PROMPT:
Begin at the first line of the data and copy each line through the one containing "stage_label_y = [386, 410, 376, 424, 386, 410, 386, 410]", that line included, with no pictures.
* Begin INFORMATION SUPPLIED *
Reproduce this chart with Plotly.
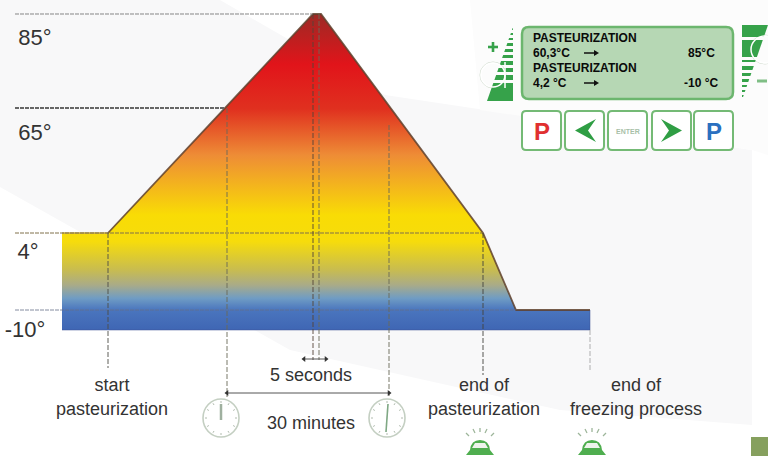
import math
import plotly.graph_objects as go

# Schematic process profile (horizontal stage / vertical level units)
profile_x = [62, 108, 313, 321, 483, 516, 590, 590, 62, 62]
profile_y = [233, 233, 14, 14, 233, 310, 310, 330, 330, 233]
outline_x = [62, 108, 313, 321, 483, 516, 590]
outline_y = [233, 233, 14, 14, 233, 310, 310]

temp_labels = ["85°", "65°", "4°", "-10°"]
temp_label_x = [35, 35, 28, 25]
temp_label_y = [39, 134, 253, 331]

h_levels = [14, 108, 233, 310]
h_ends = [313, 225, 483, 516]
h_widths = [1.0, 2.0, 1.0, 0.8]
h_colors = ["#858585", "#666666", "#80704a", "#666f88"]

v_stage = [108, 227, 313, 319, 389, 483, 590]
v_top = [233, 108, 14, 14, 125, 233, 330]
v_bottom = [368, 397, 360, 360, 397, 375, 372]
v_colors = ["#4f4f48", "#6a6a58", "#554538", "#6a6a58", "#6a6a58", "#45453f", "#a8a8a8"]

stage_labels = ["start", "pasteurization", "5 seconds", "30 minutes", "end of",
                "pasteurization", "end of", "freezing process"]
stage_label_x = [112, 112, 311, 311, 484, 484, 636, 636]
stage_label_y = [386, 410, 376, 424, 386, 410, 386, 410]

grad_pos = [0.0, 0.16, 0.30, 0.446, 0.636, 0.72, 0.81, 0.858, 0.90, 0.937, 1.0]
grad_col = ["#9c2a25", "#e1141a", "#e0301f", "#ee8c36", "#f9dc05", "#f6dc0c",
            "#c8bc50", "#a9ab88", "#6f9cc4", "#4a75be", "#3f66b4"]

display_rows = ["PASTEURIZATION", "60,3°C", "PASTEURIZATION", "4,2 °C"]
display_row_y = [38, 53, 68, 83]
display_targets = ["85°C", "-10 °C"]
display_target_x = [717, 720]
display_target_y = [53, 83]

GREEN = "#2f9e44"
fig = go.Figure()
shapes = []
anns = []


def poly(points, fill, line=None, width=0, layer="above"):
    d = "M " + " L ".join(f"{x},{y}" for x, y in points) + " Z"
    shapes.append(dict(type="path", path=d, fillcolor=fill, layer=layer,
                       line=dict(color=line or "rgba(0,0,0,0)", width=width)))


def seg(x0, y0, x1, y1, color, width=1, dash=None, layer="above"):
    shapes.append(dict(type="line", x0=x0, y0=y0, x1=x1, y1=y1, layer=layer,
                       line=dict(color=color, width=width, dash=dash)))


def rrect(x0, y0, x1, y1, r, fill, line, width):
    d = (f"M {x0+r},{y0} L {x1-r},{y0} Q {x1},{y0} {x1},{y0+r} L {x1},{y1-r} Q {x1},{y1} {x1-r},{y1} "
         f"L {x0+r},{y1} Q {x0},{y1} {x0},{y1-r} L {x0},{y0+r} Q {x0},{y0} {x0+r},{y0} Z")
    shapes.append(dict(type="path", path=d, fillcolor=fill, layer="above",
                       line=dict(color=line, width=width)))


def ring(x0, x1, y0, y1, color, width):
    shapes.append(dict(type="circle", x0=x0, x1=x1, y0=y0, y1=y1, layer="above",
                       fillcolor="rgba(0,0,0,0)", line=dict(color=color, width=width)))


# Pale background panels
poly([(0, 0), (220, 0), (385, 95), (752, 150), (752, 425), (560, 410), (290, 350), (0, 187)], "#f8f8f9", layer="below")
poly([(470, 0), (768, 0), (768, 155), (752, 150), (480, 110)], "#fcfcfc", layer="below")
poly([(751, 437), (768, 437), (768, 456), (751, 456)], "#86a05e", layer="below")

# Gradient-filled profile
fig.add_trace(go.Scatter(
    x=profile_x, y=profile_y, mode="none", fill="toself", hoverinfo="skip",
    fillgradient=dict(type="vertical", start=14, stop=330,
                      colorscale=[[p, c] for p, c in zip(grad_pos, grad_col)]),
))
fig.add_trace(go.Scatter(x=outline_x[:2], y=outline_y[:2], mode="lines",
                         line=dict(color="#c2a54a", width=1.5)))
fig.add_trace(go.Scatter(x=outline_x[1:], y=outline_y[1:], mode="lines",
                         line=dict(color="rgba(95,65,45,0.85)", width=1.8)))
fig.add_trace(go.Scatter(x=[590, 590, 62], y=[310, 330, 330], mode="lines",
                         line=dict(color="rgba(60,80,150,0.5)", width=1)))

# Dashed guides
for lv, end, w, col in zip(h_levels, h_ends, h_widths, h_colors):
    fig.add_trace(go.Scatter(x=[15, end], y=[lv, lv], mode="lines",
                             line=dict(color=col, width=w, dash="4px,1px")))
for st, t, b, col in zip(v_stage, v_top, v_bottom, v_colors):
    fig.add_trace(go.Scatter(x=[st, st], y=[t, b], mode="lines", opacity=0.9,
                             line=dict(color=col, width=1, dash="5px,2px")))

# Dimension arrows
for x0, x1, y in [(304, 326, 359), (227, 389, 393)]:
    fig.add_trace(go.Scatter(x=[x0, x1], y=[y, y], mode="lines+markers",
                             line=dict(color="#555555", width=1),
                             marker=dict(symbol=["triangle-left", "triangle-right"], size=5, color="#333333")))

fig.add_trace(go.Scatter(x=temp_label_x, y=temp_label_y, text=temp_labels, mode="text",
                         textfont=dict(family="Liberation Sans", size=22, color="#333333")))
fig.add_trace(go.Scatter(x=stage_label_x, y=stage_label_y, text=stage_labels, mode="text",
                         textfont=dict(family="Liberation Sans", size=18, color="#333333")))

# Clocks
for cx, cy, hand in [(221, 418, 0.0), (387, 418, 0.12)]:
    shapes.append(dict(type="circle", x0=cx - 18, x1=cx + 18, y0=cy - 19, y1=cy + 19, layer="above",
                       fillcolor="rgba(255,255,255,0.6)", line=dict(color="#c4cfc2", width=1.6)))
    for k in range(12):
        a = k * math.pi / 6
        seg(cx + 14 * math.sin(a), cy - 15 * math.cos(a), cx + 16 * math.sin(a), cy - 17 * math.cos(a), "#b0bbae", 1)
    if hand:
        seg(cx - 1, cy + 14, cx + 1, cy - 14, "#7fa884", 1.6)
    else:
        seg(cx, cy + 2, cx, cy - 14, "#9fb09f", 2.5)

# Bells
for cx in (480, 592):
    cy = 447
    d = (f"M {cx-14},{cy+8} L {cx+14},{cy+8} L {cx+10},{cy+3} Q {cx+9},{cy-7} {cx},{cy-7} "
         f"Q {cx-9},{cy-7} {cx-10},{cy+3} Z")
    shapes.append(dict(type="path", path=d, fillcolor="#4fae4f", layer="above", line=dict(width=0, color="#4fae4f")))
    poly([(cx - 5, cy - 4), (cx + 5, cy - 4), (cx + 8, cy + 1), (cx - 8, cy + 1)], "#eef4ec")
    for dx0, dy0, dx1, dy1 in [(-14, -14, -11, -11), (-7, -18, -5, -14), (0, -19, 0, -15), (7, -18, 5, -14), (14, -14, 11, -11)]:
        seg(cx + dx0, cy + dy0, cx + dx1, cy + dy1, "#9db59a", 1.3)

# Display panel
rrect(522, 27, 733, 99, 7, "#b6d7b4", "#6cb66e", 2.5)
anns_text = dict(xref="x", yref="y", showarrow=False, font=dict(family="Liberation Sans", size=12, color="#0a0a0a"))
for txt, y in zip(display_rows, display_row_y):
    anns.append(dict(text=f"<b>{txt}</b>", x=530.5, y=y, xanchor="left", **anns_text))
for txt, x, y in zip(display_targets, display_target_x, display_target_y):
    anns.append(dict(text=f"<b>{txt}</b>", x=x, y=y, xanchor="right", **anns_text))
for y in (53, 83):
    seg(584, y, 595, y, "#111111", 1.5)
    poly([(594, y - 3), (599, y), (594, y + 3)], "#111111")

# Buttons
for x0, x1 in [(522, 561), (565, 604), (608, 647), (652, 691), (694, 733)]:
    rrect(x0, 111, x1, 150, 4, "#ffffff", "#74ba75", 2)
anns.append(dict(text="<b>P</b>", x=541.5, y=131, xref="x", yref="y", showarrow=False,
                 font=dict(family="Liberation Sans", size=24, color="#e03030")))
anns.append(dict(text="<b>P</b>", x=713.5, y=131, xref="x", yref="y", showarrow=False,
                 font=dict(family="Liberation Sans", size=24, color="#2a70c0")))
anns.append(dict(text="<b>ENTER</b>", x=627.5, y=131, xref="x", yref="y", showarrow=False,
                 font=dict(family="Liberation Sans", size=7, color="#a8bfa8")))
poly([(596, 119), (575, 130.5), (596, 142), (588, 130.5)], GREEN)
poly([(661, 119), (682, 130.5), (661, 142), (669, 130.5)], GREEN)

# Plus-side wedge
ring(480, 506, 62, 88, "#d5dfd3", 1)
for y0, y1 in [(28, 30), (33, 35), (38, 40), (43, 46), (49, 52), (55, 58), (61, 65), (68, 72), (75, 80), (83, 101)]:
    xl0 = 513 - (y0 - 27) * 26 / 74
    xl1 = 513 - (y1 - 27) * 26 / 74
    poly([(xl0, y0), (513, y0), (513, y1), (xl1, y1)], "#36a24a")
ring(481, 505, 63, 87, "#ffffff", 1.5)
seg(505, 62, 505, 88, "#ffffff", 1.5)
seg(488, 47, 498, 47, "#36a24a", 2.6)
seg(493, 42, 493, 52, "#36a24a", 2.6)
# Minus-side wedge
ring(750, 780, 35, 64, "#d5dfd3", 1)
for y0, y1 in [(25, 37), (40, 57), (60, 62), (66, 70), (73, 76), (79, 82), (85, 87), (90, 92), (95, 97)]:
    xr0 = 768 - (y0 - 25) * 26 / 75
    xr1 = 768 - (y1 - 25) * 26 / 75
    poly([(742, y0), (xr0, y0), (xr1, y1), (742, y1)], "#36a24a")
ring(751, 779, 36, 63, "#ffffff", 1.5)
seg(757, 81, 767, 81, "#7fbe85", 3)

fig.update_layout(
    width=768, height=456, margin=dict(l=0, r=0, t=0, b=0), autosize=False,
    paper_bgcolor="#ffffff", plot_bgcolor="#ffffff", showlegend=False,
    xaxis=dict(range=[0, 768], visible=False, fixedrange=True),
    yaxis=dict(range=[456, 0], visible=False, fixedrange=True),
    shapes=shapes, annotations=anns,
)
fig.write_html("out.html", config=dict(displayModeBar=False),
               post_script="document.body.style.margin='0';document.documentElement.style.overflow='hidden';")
* End INFORMATION SUPPLIED *
SOLUTION FOR THIS PROBLEM:
Reproduce this chart with Plotly.
import math
import plotly.graph_objects as go

# Schematic process profile (horizontal stage / vertical level units)
profile_x = [62, 108, 313, 321, 483, 516, 590, 590, 62, 62]
profile_y = [233, 233, 14, 14, 233, 310, 310, 330, 330, 233]
outline_x = [62, 108, 313, 321, 483, 516, 590]
outline_y = [233, 233, 14, 14, 233, 310, 310]

temp_labels = ["85°", "65°", "4°", "-10°"]
temp_label_x = [35, 35, 28, 25]
temp_label_y = [39, 134, 253, 331]

h_levels = [14, 108, 233, 310]
h_ends = [313, 225, 483, 516]
h_widths = [1.0, 2.0, 1.0, 0.8]
h_colors = ["#858585", "#666666", "#80704a", "#666f88"]

v_stage = [108, 227, 313, 319, 389, 483, 590]
v_top = [233, 108, 14, 14, 125, 233, 330]
v_bottom = [368, 397, 360, 360, 397, 375, 372]
v_colors = ["#4f4f48", "#6a6a58", "#554538", "#6a6a58", "#6a6a58", "#45453f", "#a8a8a8"]

stage_labels = ["start", "pasteurization", "5 seconds", "30 minutes", "end of",
                "pasteurization", "end of", "freezing process"]
stage_label_x = [112, 112, 311, 311, 484, 484, 636, 636]
stage_label_y = [386, 410, 376, 424, 386, 410, 386, 410]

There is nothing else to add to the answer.